New year brings stifling new minimum wage hikes

Original Article:

  • Author: Michael Saltsman

  • Publication Date: December 2016

  • Newspaper: Orange County Register

  • Topics: Living Wage

Young job seekers in California have unwanted Christmas presents left under the tree: A series of minimum wage hikes given by state and local legislators that will reduce job opportunities in the new year. Unfortunately, these gifts don’t come with a return policy.

On New Year’s Day, the minimum wage rises in 12 California cities as well as in the state as a whole. Cupertino, Los Altos and San Mateo are all raising their starter wages by 20 percent to $12 an hour. Mountain View and Sunnyvale are both raising their starter wages by 18 percent to $13 an hour.

Labor union-funded activist groups championed these wage hikes over the skepticism of minimum wage realists like Gov. Jerry Brown, who warned, “Raise the minimum wage too much and you put a lot of poor people out of work.” Brown later changed his tune under political pressure, but his initial prediction was prescient. Stories of minimum wage-induced job loss are multiplying.

Last month, Competitive Edge, a San Diego communications firm, announced that it was moving 75 call center jobs to El Paso, Texas because of the costs of the minimum wage hike. In the Bay Area, San Francisco Eater reports that restaurants continue their year-end “death march” with dozens of closures, many of them at least partially a result of dramatic minimum wage increases. Book stores have been particularly hard hit, with local favorites like Black Oak Books (Berkeley) and Almost Perfect Bookstore (Roseville) closing because of cost increases.

Earlier this year, Adam Ozimek, an economist at Moody’s Analytics, calculated that 600,000 California manufacturing jobs paid $15 an hour or less. He said 31,000 to 160,000 jobs could be lost under the new minimum wage rate.

Proponents at the union-backed Center for Labor Research and Education at the University of California, Berkeley have argued that a $15 policy could generate savings for taxpayers. But their claims fall apart when you dig into the methodology. For instance, it doesn’t account for the reduced job opportunities that Gov. Brown and the vast majority of economists warn about. By this logic, why not raise the minimum wage to $30 to generate even more positive economic benefits? The answer, of course, is that it would cause widespread job loss. Same story with a $15 minimum wage.

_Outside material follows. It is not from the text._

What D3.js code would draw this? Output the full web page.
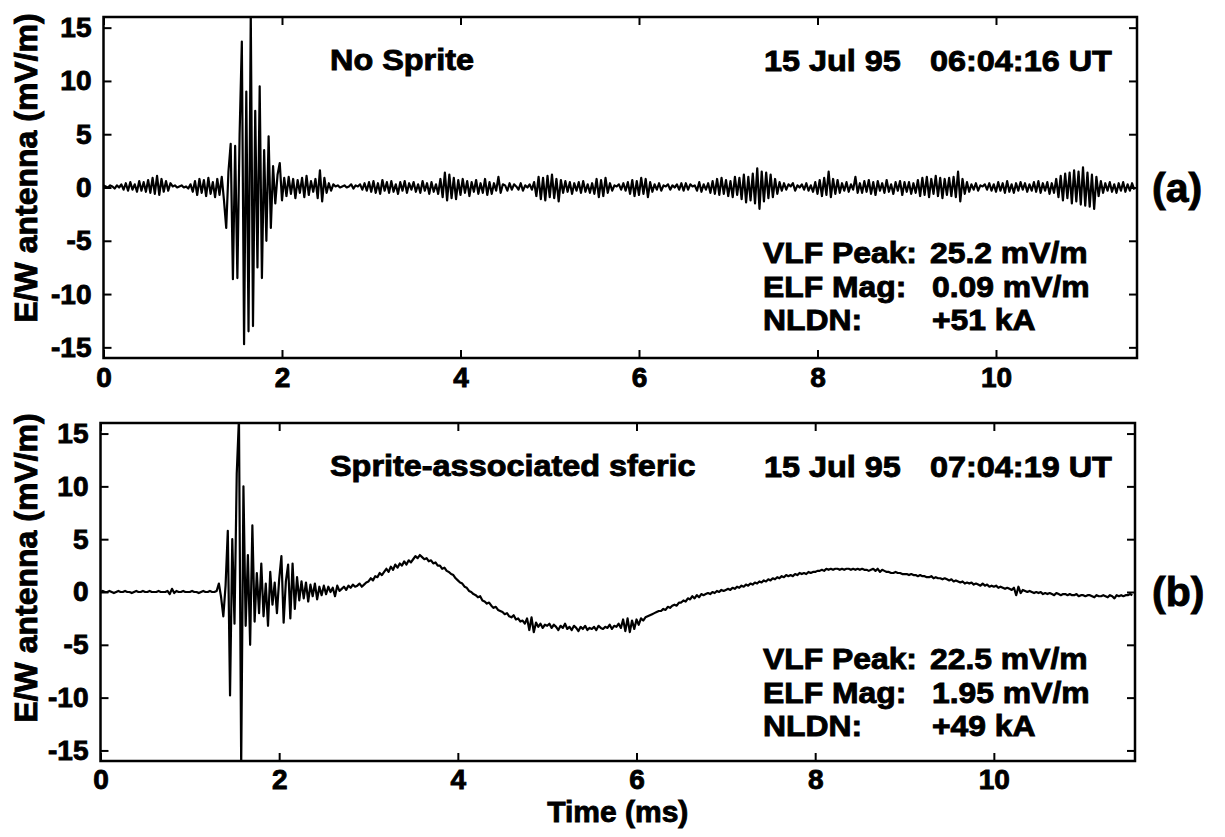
<!DOCTYPE html>
<html>
<head>
<meta charset="utf-8">
<script src="https://cdn.jsdelivr.net/npm/d3@7"></script>
<style>
  html, body { margin: 0; padding: 0; background: #fff; }
  svg { display: block; }
  text { font-family: "Liberation Sans", Arial, sans-serif; font-weight: bold; fill: #000;
         stroke: #000; stroke-width: 0.9px; paint-order: stroke; }
</style>
</head>
<body>
<svg id="chart" width="1225" height="837"></svg>
<script>
// ---------------- data ----------------
const sampleStepMs = 0.025;   // sampling interval of both records (ms)
const xTicks = [0, 2, 4, 6, 8, 10];
const yTicks = [-15, -10, -5, 0, 5, 10, 15];
const xDomain = [0, 11.58];
const yDomain = [-16, 16];

// (a) No Sprite, E/W antenna (mV/m), one value per sample
const signalA = [
  0.2,0.1,0.0,0.2,0.1,-0.1,0.2,0.0,0.3,-0.2,0.4,-0.3,0.5,-0.2,0.3,-0.4,0.6,-0.3,0.5,-0.4,
  0.7,-0.5,0.9,-0.6,1.1,-0.7,0.8,-0.4,0.6,-0.3,0.4,0.1,0.2,0.0,0.1,0.2,0.0,0.1,-0.1,0.3,
  -0.4,0.6,-0.7,0.8,-0.5,0.7,-0.8,0.9,-0.6,0.5,-0.9,0.8,-0.7,1.0,-1.2,-3.8,1.5,4.1,-8.6,3.9,
  -8.5,5.0,13.7,-14.7,9.0,-13.5,16.5,-13.0,7.2,-7.5,9.5,-8.5,3.5,-5.0,4.8,-3.8,2.0,-1.5,1.2,2.3,
  -1.2,0.9,-0.8,1.0,-0.6,0.8,-1.0,0.7,-0.5,0.9,-0.9,1.1,-0.7,0.6,-0.4,0.8,-1.0,1.6,-1.3,0.9,
  -0.5,0.4,-0.3,0.3,0.1,0.2,0.0,0.1,0.2,0.0,0.1,0.3,-0.1,0.2,0.1,0.3,-0.2,0.4,-0.3,0.5,
  -0.4,0.6,-0.5,0.4,-0.6,0.7,-0.3,0.5,-0.5,0.6,-0.4,0.3,-0.6,0.5,-0.3,0.6,-0.5,0.4,-0.2,0.5,
  -0.4,0.3,-0.5,0.6,-0.3,0.4,-0.6,0.5,-0.4,0.3,-0.6,0.8,-0.9,1.4,-1.2,1.2,-1.0,0.9,-1.1,0.7,
  -0.7,0.8,-0.5,0.6,-0.8,0.5,-0.4,0.7,-0.6,0.4,-0.5,0.8,-0.7,0.5,-0.6,0.4,-0.3,1.0,-0.5,0.3,
  0.2,-0.3,0.4,-0.2,0.3,0.1,-0.2,0.4,-0.3,0.2,0.0,0.3,-0.2,0.5,-0.8,1.0,-1.1,0.9,-1.2,1.1,
  -0.9,1.2,-1.0,0.8,-1.3,0.7,-0.5,0.6,-0.4,0.5,-0.6,0.4,-0.3,0.5,-0.5,0.6,-0.4,0.3,-0.5,0.4,
  -0.6,0.8,-0.9,0.7,-0.8,0.9,-0.5,0.4,-0.3,0.2,0.1,0.3,-0.2,0.4,-0.3,0.5,-0.6,0.7,-0.8,0.6,
  -0.7,0.9,-0.6,0.8,-0.9,0.5,-0.4,0.3,-0.2,0.4,-0.3,0.2,0.1,0.3,-0.2,0.2,0.0,0.3,-0.2,0.4,
  -0.3,0.4,-0.2,0.3,0.1,0.2,-0.3,0.5,-0.4,0.3,-0.2,0.4,-0.5,0.6,-0.6,0.8,-0.7,0.9,-0.6,0.7,
  -0.8,0.6,-0.9,1.0,-0.7,0.9,-1.1,1.2,-1.4,1.0,-1.2,1.3,-1.5,1.8,-2.0,1.5,-1.3,1.4,-1.0,1.2,
  -0.9,0.8,-0.6,0.5,-0.3,0.4,-0.2,0.3,0.1,0.4,-0.3,0.2,0.0,0.3,-0.2,0.4,-0.3,0.2,-0.4,0.5,
  -0.6,0.7,-0.8,0.9,-0.7,1.5,-0.9,0.8,-0.6,0.7,-0.5,0.4,-0.3,0.5,-0.4,0.3,-0.2,1.0,-0.5,0.4,
  -0.5,0.6,-0.4,0.7,-0.6,0.5,-0.7,0.6,-0.3,0.4,-0.5,0.7,-0.4,0.3,-0.6,0.5,-0.3,0.6,-0.7,0.5,
  -0.4,0.5,-0.6,0.4,-0.5,0.7,-0.8,0.9,-0.7,1.0,-0.9,0.8,-0.6,1.1,-0.8,0.9,-1.0,0.8,-0.7,0.9,
  -0.8,1.0,-0.9,1.5,-1.3,0.8,-0.6,0.5,-0.4,0.3,-0.2,0.4,-0.3,0.2,0.1,0.3,-0.2,0.4,-0.3,0.3,
  -0.4,0.5,-0.3,0.4,-0.5,0.6,-0.4,0.3,-0.5,0.4,-0.3,0.5,-0.2,0.4,-0.4,0.3,-0.3,0.5,-0.4,0.6,
  -0.5,0.4,-0.3,0.5,-0.6,0.4,-0.5,0.8,-0.9,1.1,-1.2,1.3,-1.0,1.4,-1.5,1.6,-1.3,1.5,-1.6,1.9,
  -1.7,1.4,-1.8,1.2,-2.0,1.0,-0.8,0.6,-0.5,0.4,-0.3,0.5,-0.4,0.3,-0.5,0.4,-0.3,0.5,-0.4,0.3,
  -0.3,0.4,-0.2
];

// (b) Sprite-associated sferic, E/W antenna (mV/m)
const signalB = [
  0.0,0.1,0.0,0.0,0.1,0.0,-0.1,0.0,0.1,0.0,0.0,0.1,0.0,0.0,-0.1,0.0,0.1,0.0,0.0,0.1,
  0.0,0.0,0.1,0.0,0.0,0.0,0.1,0.0,0.0,0.0,0.1,-0.2,0.3,-0.1,0.1,0.0,0.0,0.1,0.0,0.0,
  0.0,0.1,0.0,0.0,-0.1,0.0,0.1,0.0,0.0,0.1,0.0,0.0,0.1,0.8,-0.5,-2.3,0.6,5.8,-9.8,5.0,
  -3.0,11.2,16.5,-16.5,10.0,-3.2,3.5,-5.0,6.3,-2.8,1.8,-2.0,2.7,-2.3,0.8,-3.2,1.9,-1.2,0.9,-2.0,
  1.2,3.4,-2.9,1.0,2.6,-2.5,2.7,-1.6,1.4,-0.8,1.0,-0.6,0.9,-0.9,0.7,-0.4,0.8,-0.7,0.5,-0.3,
  0.6,-0.2,0.5,0.0,0.4,-0.4,0.6,0.1,0.3,0.5,0.2,0.6,0.4,0.7,0.5,0.6,0.8,0.5,0.7,0.9,
  1.0,1.3,1.1,1.5,1.4,1.8,1.6,1.9,2.2,1.9,2.4,2.1,2.6,2.3,2.7,2.5,2.9,2.6,3.0,2.8,
  3.1,3.4,3.2,3.5,3.3,3.1,3.2,2.9,3.0,2.7,2.8,2.5,2.5,2.2,2.3,2.0,1.9,1.7,1.6,1.3,
  1.1,0.9,0.8,0.5,0.4,0.1,0.0,-0.2,-0.3,-0.5,-0.4,-0.8,-0.9,-1.1,-1.0,-1.3,-1.5,-1.4,-1.7,-1.8,
  -1.9,-2.1,-2.0,-2.3,-2.4,-2.2,-2.6,-2.5,-2.8,-2.7,-3.0,-2.5,-3.6,-2.4,-3.8,-2.9,-3.3,-3.0,-3.4,-3.1,
  -3.2,-3.0,-3.4,-3.1,-3.3,-3.6,-3.2,-3.4,-3.0,-3.5,-3.3,-3.6,-3.2,-3.4,-3.7,-3.3,-3.5,-3.2,-3.6,-3.4,
  -3.5,-3.3,-3.6,-3.2,-3.4,-3.5,-3.3,-3.4,-3.1,-3.5,-3.2,-3.3,-3.0,-3.4,-2.6,-3.7,-2.5,-3.8,-2.7,-3.5,
  -2.6,-3.1,-2.5,-2.7,-2.4,-2.3,-2.2,-2.1,-2.0,-1.9,-1.8,-1.8,-1.6,-1.7,-1.4,-1.5,-1.3,-1.2,-1.3,-1.0,
  -1.0,-0.8,-0.9,-0.6,-0.7,-0.4,-0.6,-0.3,-0.5,-0.2,-0.3,-0.2,-0.1,-0.2,0.0,-0.1,0.1,0.0,0.2,0.1,
  0.2,0.3,0.2,0.4,0.3,0.5,0.4,0.6,0.5,0.7,0.6,0.8,0.7,0.9,0.8,1.0,0.9,1.1,1.0,1.2,
  1.1,1.3,1.2,1.4,1.3,1.5,1.4,1.6,1.5,1.6,1.5,1.7,1.6,1.8,1.7,1.8,1.7,1.9,1.8,1.9,
  1.9,2.0,2.0,2.1,2.0,2.2,2.1,2.2,2.1,2.2,2.2,2.1,2.2,2.1,2.2,2.2,2.1,2.2,2.1,2.2,
  2.1,2.2,2.1,2.1,2.0,2.1,2.2,2.0,2.2,1.9,2.1,2.0,1.9,1.9,1.8,1.8,1.9,1.8,1.8,1.7,
  1.7,1.7,1.6,1.7,1.6,1.6,1.5,1.6,1.5,1.5,1.4,1.4,1.5,1.3,1.4,1.3,1.3,1.2,1.3,1.2,
  1.1,1.2,1.0,1.1,1.0,0.9,1.0,0.8,0.9,0.8,0.9,0.7,0.8,0.7,0.6,0.8,0.6,0.7,0.5,0.6,
  0.5,0.6,0.4,0.5,0.4,0.3,0.4,0.3,0.2,0.4,-0.3,0.5,-0.1,0.2,0.1,0.0,0.1,0.0,-0.1,0.0,
  -0.1,0.0,-0.2,-0.1,-0.2,-0.1,-0.2,-0.3,-0.1,-0.2,-0.3,-0.2,-0.2,-0.3,-0.2,-0.3,-0.3,-0.2,-0.4,-0.3,
  -0.3,-0.4,-0.3,-0.3,-0.4,-0.5,-0.3,-0.4,-0.4,-0.3,-0.4,-0.5,-0.3,-0.4,-0.6,-0.3,-0.4,-0.3,-0.4,-0.3,
  -0.3,-0.2,-0.3
];

const yLabel = "E/W antenna (mV/m)";
const xLabel = "Time (ms)";

const panelTitles = ["No Sprite", "Sprite-associated sferic"];
const panelDates = ["15 Jul 95", "15 Jul 95"];
const panelTimes = ["06:04:16 UT", "07:04:19 UT"];
const infoKeys = ["VLF Peak:", "ELF Mag:", "NLDN:"];
const infoValuesA = ["25.2 mV/m", "0.09 mV/m", "+51 kA"];
const infoValuesB = ["22.5 mV/m", "1.95 mV/m", "+49 kA"];
const panelTags = ["(a)", "(b)"];

// ---------------- layout ----------------
const panels = [
  { signal: signalA, info: infoValuesA, left: 103.5, right: 1137, top: 17, bottom: 358,
    xPad: 9, ylabY: 168 },
  { signal: signalB, info: infoValuesB, left: 100.5, right: 1135, top: 423, bottom: 761,
    xPad: 8, ylabY: 568 }
];

const svg = d3.select("#chart");
svg.append("rect").attr("width", 1225).attr("height", 837).attr("fill", "#fff");

// text widened slightly (the original uses a broad bold face)
function wideText(parent, x, y, size, str) {
  return parent.append("text")
    .attr("transform", `translate(${x},${y}) scale(1.08,1)`)
    .attr("font-size", size)
    .text(str);
}

panels.forEach((p, k) => {
  const x = d3.scaleLinear().domain(xDomain).range([p.left, p.right]);
  const y = d3.scaleLinear().domain(yDomain).range([p.bottom, p.top]);

  const g = svg.append("g");

  const clipId = "clip" + k;
  svg.append("clipPath").attr("id", clipId)
    .append("rect")
    .attr("x", p.left).attr("y", p.top)
    .attr("width", p.right - p.left).attr("height", p.bottom - p.top);

  const pts = p.signal.map((v, i) => [i * sampleStepMs, v]);
  const line = d3.line().x(d => x(d[0])).y(d => y(d[1]));
  g.append("path")
    .attr("clip-path", `url(#${clipId})`)
    .attr("d", line(pts))
    .attr("fill", "none")
    .attr("stroke", "#000")
    .attr("stroke-width", 2.2)
    .attr("stroke-linejoin", "round");

  // axes (ticks inward)
  const fmt = d => String(d);
  const axB = g.append("g").attr("transform", `translate(0,${p.bottom})`)
    .call(d3.axisBottom(x).tickValues(xTicks).tickSize(-8).tickPadding(p.xPad).tickFormat(fmt));
  const axT = g.append("g").attr("transform", `translate(0,${p.top})`)
    .call(d3.axisTop(x).tickValues(xTicks).tickSize(-8).tickFormat(""));
  const axL = g.append("g").attr("transform", `translate(${p.left},0)`)
    .call(d3.axisLeft(y).tickValues(yTicks).tickSize(-8).tickPadding(12).tickFormat(fmt));
  const axR = g.append("g").attr("transform", `translate(${p.right},0)`)
    .call(d3.axisRight(y).tickValues(yTicks).tickSize(-8).tickFormat(""));
  [axB, axT, axL, axR].forEach(a => {
    a.select(".domain").remove();
    a.selectAll(".tick line").attr("stroke", "#000").attr("stroke-width", 2);
    a.selectAll(".tick text")
      .attr("font-family", '"Liberation Sans", Arial, sans-serif')
      .attr("font-weight", "bold")
      .attr("font-size", 28)
      .attr("fill", "#000");
  });

  // frame
  g.append("rect")
    .attr("x", p.left).attr("y", p.top)
    .attr("width", p.right - p.left).attr("height", p.bottom - p.top)
    .attr("fill", "none").attr("stroke", "#000").attr("stroke-width", 2.5);

  // y label
  g.append("text")
    .attr("transform", `translate(37,${p.ylabY}) rotate(-90)`)
    .attr("text-anchor", "middle")
    .attr("font-size", 32)
    .text(yLabel);

  // annotations
  const baseY = p.top;
  wideText(g, 330, baseY + 53, 30, panelTitles[k]);
  wideText(g, 764, baseY + 54, 30, panelDates[k]);
  wideText(g, 930, baseY + 54, 30, panelTimes[k]);

  const rowBase = [246, 279.5, 313];
  infoKeys.forEach((key, j) => {
    wideText(g, 763, baseY + rowBase[j], 29.5, key);
    wideText(g, j === 0 ? 930 : 932, baseY + rowBase[j], 29.5, p.info[j]);
  });

  g.append("text").attr("x", 1152).attr("y", y(0) + 14).attr("font-size", 41).text(panelTags[k]);
});

// x label
svg.append("text")
  .attr("x", (panels[1].left + panels[1].right) / 2)
  .attr("y", 822)
  .attr("text-anchor", "middle")
  .attr("font-size", 30)
  .text(xLabel);
</script>
</body>
</html>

Even setting aside the offsetting effects of job loss, the claim of minimum wage savings for taxpayers is dubious. According to California’s Department of Finance, the $15 minimum wage will cost the state at least $4 billion as tens of thousands of government employees get raises from the mandate and program expenditures adjust upward.

It may be a drop in the bucket for a Sacramento bureaucracy that’s unfamiliar with narrow profit margins. But the added costs in the private sector can mean the difference between staying open and closing down.

There is one group that will benefit from the wage hikes: unions. Census Bureau data shows that roughly 223,000 union members in California will receive a direct pay bump by the time the $15 minimum wage is fully implemented. Thousands more want in on the action: “My experience is that when you raise the floor, it creates tremendous pressure for raises at least a few rungs up,” said J.J. Jelincic, a past president of the California State Employees Association. Call the raises — and the subsequent boost in union dues — a return on investment.